#### INSTRUCTIONS FOR THE TASK
For this exercise, output only the lines between the "Reproduce this chart with matplotlib." line and the "ax.add_patch(floor)" line, both of them included, and skip all pictures.

#### GIVEN RECORDS
>>

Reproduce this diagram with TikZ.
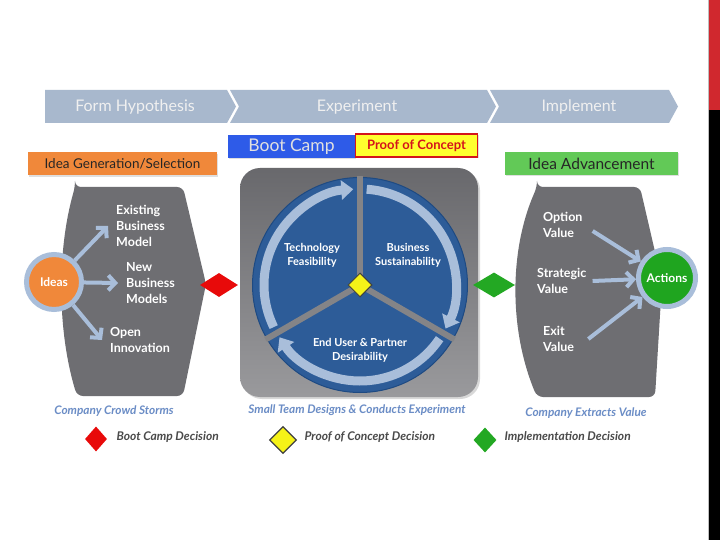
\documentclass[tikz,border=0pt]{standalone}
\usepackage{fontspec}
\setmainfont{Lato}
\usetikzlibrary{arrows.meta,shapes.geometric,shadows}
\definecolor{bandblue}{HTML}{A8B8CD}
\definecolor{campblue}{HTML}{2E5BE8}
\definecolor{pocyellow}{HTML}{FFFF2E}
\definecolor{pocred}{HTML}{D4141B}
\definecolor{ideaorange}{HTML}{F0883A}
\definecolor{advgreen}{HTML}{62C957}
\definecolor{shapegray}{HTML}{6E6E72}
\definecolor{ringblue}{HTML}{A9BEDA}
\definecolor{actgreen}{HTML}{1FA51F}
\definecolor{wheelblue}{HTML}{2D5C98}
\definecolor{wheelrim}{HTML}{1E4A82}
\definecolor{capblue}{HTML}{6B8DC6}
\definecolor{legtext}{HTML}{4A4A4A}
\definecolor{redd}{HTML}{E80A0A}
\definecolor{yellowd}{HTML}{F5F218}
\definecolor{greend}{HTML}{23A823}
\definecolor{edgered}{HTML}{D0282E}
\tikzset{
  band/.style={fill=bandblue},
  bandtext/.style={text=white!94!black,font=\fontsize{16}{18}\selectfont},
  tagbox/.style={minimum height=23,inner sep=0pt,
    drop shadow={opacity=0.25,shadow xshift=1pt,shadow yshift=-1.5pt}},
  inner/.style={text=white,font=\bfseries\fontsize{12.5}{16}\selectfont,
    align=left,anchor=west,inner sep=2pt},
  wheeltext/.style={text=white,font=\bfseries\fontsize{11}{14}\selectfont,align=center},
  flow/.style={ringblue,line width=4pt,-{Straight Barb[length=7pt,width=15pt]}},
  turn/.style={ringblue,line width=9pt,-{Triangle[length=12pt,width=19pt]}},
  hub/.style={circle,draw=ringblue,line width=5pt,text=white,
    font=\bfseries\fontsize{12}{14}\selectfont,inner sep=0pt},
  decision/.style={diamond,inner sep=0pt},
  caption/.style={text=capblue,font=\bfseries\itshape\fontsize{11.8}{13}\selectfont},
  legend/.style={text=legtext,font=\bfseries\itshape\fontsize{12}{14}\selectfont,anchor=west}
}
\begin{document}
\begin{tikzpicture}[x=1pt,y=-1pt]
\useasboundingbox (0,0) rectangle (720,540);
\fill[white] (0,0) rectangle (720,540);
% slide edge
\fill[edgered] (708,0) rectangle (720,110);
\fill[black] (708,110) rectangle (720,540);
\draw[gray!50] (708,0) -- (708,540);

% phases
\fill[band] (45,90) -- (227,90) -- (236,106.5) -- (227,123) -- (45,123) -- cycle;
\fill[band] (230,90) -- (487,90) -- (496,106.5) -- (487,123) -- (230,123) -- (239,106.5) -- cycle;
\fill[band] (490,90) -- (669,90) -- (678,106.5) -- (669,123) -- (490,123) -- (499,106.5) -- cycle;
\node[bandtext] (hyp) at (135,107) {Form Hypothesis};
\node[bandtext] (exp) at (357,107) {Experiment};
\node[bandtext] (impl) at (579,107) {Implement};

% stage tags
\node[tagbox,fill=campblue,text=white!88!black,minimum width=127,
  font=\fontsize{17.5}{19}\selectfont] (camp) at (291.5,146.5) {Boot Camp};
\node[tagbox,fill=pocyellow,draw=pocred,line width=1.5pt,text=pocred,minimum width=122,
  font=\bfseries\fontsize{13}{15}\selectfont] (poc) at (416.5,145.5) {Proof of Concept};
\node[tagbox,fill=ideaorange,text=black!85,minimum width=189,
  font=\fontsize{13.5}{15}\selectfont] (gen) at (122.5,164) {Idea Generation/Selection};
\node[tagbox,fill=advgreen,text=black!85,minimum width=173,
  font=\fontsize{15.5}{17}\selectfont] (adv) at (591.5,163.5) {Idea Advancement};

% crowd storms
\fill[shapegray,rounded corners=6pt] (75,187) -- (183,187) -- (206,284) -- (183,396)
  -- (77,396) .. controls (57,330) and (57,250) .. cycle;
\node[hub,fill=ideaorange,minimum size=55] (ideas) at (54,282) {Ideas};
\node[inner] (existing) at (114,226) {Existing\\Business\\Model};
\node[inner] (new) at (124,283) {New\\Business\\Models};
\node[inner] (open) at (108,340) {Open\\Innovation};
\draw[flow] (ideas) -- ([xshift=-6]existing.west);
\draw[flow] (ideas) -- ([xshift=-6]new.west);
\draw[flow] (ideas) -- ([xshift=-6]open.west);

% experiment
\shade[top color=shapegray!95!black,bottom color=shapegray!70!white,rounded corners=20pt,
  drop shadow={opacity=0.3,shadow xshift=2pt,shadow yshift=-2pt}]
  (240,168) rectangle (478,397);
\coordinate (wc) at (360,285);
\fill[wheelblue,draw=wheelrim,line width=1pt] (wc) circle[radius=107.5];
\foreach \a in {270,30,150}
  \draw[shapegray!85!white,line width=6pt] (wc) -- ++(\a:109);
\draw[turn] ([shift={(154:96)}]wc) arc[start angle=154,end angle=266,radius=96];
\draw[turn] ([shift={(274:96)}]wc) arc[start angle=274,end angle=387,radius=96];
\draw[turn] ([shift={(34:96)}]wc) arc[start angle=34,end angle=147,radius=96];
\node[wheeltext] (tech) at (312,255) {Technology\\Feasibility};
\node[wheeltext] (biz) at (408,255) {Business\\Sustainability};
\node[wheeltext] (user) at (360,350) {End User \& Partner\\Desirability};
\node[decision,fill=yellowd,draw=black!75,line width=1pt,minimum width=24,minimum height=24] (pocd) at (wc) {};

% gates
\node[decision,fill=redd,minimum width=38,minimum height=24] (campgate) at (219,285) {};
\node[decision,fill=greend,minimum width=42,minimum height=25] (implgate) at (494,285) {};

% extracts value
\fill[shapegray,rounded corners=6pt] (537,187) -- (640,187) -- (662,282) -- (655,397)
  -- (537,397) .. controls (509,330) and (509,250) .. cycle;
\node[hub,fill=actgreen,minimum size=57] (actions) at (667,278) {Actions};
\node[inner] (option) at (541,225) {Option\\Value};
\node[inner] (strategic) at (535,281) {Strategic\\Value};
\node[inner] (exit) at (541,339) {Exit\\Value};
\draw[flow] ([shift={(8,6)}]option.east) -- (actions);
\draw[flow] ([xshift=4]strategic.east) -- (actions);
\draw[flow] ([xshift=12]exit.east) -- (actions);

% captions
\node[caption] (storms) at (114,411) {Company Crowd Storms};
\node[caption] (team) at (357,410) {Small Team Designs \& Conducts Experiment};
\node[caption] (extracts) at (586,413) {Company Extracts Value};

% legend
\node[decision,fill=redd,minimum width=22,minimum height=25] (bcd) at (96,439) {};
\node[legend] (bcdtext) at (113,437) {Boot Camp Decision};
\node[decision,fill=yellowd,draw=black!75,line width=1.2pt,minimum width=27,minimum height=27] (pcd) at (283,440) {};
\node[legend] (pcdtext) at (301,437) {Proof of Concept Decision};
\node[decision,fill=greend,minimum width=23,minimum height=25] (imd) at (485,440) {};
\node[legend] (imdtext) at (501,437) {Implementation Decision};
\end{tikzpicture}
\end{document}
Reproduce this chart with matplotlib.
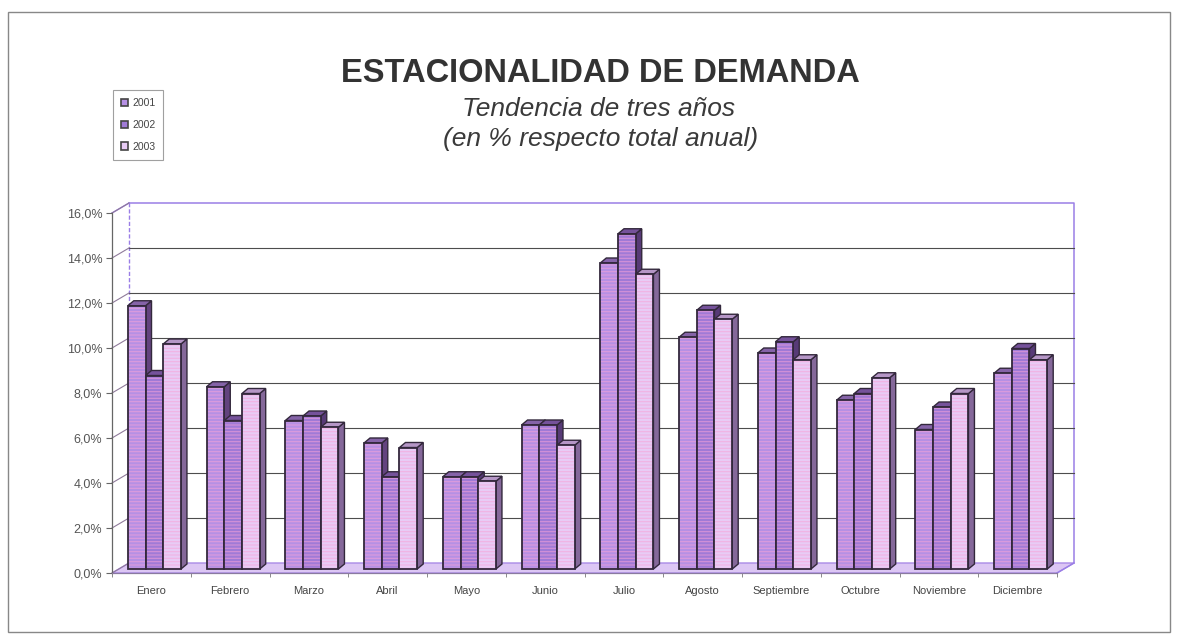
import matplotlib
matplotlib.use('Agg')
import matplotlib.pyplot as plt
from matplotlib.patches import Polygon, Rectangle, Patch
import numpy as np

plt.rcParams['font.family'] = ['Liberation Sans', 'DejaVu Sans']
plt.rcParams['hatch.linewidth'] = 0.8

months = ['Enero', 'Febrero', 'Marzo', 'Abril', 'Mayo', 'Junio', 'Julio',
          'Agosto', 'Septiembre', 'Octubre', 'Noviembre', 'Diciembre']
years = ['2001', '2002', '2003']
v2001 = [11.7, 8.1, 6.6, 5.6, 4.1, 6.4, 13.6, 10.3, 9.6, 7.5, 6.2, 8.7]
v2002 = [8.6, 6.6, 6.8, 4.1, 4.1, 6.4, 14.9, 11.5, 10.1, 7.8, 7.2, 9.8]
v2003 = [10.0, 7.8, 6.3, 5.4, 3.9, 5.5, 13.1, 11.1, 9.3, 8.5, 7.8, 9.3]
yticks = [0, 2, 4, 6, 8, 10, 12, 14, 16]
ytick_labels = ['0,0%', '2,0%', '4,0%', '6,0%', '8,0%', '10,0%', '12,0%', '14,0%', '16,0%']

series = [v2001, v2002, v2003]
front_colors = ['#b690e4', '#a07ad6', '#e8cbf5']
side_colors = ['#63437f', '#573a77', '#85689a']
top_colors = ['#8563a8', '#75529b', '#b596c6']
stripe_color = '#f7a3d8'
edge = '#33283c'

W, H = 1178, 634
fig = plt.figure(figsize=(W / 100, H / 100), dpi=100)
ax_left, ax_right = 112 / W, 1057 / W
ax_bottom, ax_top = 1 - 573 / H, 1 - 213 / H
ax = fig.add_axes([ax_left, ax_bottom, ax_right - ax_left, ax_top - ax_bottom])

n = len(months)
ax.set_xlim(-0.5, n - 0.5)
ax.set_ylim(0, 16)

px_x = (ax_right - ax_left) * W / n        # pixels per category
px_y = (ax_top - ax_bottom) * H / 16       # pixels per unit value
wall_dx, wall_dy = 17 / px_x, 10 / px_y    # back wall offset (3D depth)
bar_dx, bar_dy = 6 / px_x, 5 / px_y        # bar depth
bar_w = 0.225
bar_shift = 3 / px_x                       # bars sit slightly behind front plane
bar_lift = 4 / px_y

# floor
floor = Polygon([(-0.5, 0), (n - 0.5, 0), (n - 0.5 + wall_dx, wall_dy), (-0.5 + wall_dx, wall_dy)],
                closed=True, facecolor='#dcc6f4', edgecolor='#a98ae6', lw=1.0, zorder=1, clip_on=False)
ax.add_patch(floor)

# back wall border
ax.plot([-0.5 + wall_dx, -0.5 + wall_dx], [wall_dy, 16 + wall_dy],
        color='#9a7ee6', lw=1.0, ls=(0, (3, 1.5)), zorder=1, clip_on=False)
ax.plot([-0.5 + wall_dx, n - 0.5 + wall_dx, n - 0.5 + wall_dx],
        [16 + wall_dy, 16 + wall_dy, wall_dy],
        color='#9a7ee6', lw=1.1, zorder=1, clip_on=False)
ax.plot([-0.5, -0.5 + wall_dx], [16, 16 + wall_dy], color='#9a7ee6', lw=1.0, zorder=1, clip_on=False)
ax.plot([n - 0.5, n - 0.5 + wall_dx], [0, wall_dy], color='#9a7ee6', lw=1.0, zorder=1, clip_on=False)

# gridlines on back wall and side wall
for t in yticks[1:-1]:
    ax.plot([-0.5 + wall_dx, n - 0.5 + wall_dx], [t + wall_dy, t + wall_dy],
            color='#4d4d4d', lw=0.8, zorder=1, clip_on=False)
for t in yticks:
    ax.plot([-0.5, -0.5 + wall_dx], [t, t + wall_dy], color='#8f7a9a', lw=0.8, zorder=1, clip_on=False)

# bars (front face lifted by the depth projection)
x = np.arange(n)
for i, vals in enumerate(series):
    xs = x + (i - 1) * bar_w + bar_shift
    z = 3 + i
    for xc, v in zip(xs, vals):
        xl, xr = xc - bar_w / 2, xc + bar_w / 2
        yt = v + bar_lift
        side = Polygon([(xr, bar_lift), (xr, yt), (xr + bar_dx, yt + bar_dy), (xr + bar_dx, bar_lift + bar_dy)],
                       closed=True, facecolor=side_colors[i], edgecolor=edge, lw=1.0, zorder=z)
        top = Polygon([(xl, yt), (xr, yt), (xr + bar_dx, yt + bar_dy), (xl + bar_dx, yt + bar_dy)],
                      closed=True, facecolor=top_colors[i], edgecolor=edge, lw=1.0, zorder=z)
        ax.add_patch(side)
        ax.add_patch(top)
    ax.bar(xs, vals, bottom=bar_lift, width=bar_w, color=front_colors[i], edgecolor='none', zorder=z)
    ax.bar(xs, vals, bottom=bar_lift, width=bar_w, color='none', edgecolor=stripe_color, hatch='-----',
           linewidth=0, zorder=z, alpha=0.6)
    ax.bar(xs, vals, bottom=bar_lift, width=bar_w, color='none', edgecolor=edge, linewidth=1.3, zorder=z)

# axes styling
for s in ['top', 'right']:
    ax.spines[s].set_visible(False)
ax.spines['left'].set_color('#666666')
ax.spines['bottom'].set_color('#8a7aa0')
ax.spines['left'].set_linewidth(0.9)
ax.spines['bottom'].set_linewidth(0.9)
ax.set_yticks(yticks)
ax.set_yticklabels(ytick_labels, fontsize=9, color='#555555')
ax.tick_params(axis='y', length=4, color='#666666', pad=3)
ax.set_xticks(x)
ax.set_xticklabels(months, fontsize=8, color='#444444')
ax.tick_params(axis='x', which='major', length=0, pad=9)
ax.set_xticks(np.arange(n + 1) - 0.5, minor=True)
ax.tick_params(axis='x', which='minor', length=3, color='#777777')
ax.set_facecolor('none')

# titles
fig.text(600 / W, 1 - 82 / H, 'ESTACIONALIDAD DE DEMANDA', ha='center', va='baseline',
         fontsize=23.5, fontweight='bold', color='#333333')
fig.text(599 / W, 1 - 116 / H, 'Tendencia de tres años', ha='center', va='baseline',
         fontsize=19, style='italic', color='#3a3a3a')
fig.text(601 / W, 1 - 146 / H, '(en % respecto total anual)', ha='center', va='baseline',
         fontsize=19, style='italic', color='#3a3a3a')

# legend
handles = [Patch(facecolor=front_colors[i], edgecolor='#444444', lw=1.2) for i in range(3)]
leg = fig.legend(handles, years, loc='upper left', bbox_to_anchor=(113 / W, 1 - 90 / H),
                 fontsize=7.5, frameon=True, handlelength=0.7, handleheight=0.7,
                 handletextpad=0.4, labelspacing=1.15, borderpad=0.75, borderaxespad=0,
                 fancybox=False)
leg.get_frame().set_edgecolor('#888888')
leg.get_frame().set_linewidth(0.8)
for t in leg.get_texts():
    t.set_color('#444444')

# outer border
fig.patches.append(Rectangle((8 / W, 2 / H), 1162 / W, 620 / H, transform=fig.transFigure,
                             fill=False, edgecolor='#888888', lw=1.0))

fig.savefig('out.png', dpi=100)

<<

#### EXERCISE RESULT
Reproduce this chart with matplotlib.
import matplotlib
matplotlib.use('Agg')
import matplotlib.pyplot as plt
from matplotlib.patches import Polygon, Rectangle, Patch
import numpy as np

plt.rcParams['font.family'] = ['Liberation Sans', 'DejaVu Sans']
plt.rcParams['hatch.linewidth'] = 0.8

months = ['Enero', 'Febrero', 'Marzo', 'Abril', 'Mayo', 'Junio', 'Julio',
          'Agosto', 'Septiembre', 'Octubre', 'Noviembre', 'Diciembre']
years = ['2001', '2002', '2003']
v2001 = [11.7, 8.1, 6.6, 5.6, 4.1, 6.4, 13.6, 10.3, 9.6, 7.5, 6.2, 8.7]
v2002 = [8.6, 6.6, 6.8, 4.1, 4.1, 6.4, 14.9, 11.5, 10.1, 7.8, 7.2, 9.8]
v2003 = [10.0, 7.8, 6.3, 5.4, 3.9, 5.5, 13.1, 11.1, 9.3, 8.5, 7.8, 9.3]
yticks = [0, 2, 4, 6, 8, 10, 12, 14, 16]
ytick_labels = ['0,0%', '2,0%', '4,0%', '6,0%', '8,0%', '10,0%', '12,0%', '14,0%', '16,0%']

series = [v2001, v2002, v2003]
front_colors = ['#b690e4', '#a07ad6', '#e8cbf5']
side_colors = ['#63437f', '#573a77', '#85689a']
top_colors = ['#8563a8', '#75529b', '#b596c6']
stripe_color = '#f7a3d8'
edge = '#33283c'

W, H = 1178, 634
fig = plt.figure(figsize=(W / 100, H / 100), dpi=100)
ax_left, ax_right = 112 / W, 1057 / W
ax_bottom, ax_top = 1 - 573 / H, 1 - 213 / H
ax = fig.add_axes([ax_left, ax_bottom, ax_right - ax_left, ax_top - ax_bottom])

n = len(months)
ax.set_xlim(-0.5, n - 0.5)
ax.set_ylim(0, 16)

px_x = (ax_right - ax_left) * W / n        # pixels per category
px_y = (ax_top - ax_bottom) * H / 16       # pixels per unit value
wall_dx, wall_dy = 17 / px_x, 10 / px_y    # back wall offset (3D depth)
bar_dx, bar_dy = 6 / px_x, 5 / px_y        # bar depth
bar_w = 0.225
bar_shift = 3 / px_x                       # bars sit slightly behind front plane
bar_lift = 4 / px_y

# floor
floor = Polygon([(-0.5, 0), (n - 0.5, 0), (n - 0.5 + wall_dx, wall_dy), (-0.5 + wall_dx, wall_dy)],
                closed=True, facecolor='#dcc6f4', edgecolor='#a98ae6', lw=1.0, zorder=1, clip_on=False)
ax.add_patch(floor)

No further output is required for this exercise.